Если деревня — это сельский мир, то ячейка его — отдельное хозяйство. И каждое хозяйство — это тоже очень сложный живой организм, развивающийся по своим законам и правилам. Давайте взглянем на него вначале снаружи. Оказывается, крестьянский дом полон для нас сегодня различными тайнами и загадками, притягивающими неизъяснимо. Вспоминает Т. С. Ситчихина (1917): «Дома в нашей деревне в 20-е годы были в основном с двумя окнами на улицу, третье окно выходило на двор. В 30-е годы некоторые построили новые дома, более высокие, большего размера. В избе на правой стороне стояла печь, от нее к окну шла дощатая заборка (перегородка из досок). Это место за перегородкой называли середа. Тут стояла вдоль стены толстая лавка, на которой стряпали. Повыше — полка длинная для посуды. Выше окна — небольшие полати. Печи в основном были битые из глины. Для входа на кухню было пространство между печью и стеной. Тут находился умывальник, обувь, вешалась одежда. У стены от порога и до стола, который стоял в переднем углу, стояла толстая лавка. В избе были полати, на которых спали.

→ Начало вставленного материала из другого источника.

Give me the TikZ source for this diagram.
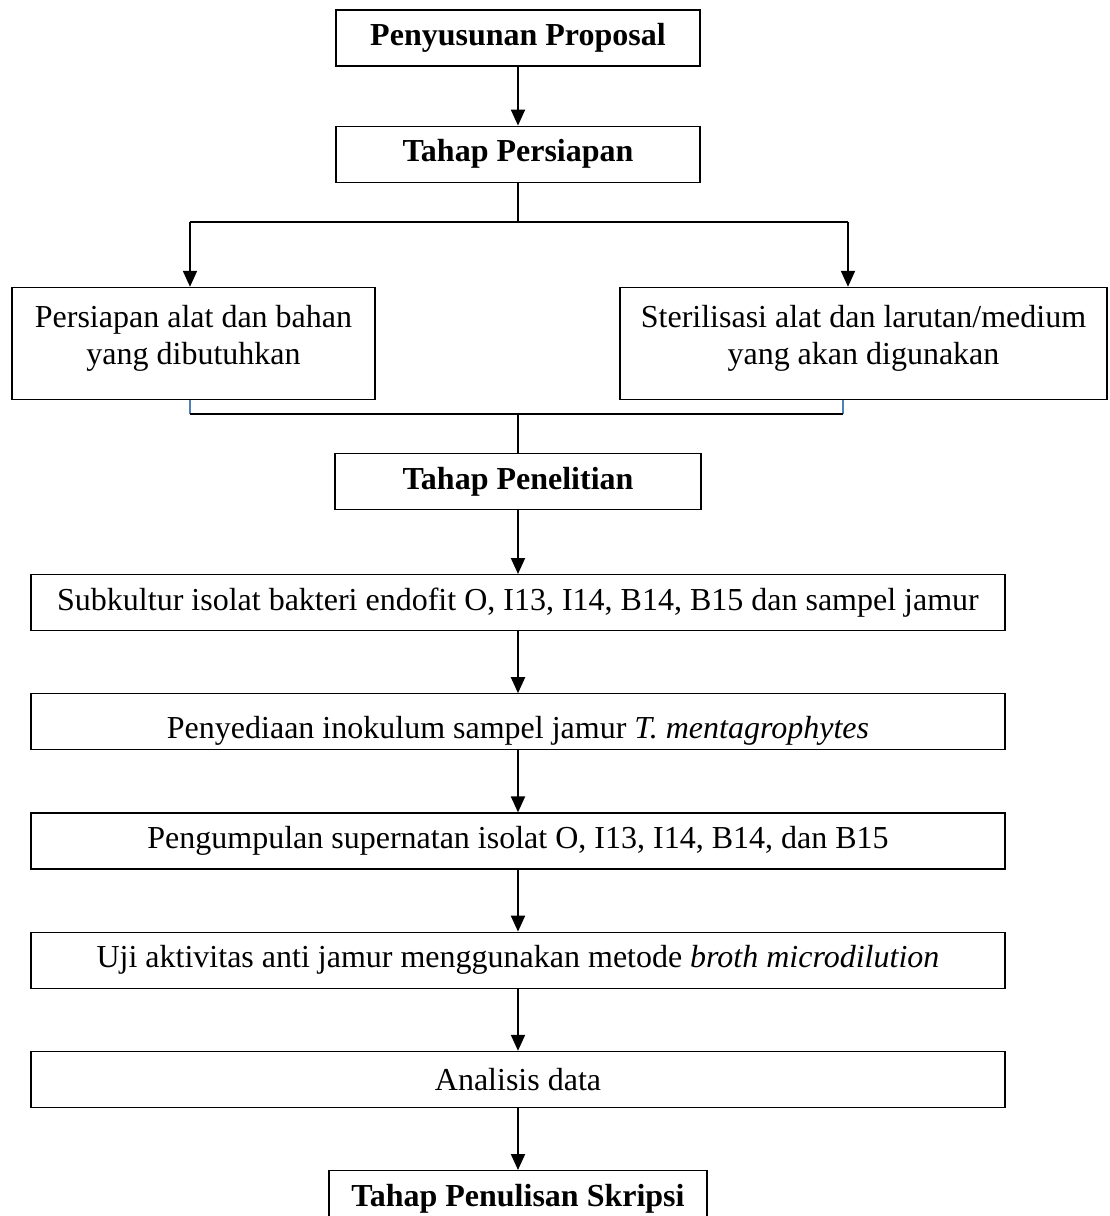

Дворы у всех были крытые жердями. У нас было две конюшни для лошадей. Одна была для новорожденного жеребенка. В конюшне ясли, в которые с повети спускали корм — сено. Поветь находилась над конюшнями и продолжалась до ворот. На другой стороне двора — хлевы для коровы, овец, свиней. Над хлевами опять поветь, где хранилась солома. Между хлевами и конюшней было большое пространство на дворе. Через него был ход на огород, где находились баня, колодец. Было место и для погреба, в котором хранили летом молоко, квас. Там был лед. На огороде была выкопана глубокая яма, в которой хранились овощи: репа, брюква, морковь. Она была утеплена, так что зимой ничего не замерзало. У каждого была клеть».

Смотрите, сколько незнакомых названий! Из нашего языка не просто выпали слова — «клеть», «середа», «голбец» и тысячи других… Из нашей культуры выпал тот образ жизни, в котором они были нужны. А между тем крестьянский дом был отлично приспособлен для жизни человека. Не случайно Василий Белов сравнил его с непотопляемой подводной лодкой, которой были нипочем самые тяжкие испытания.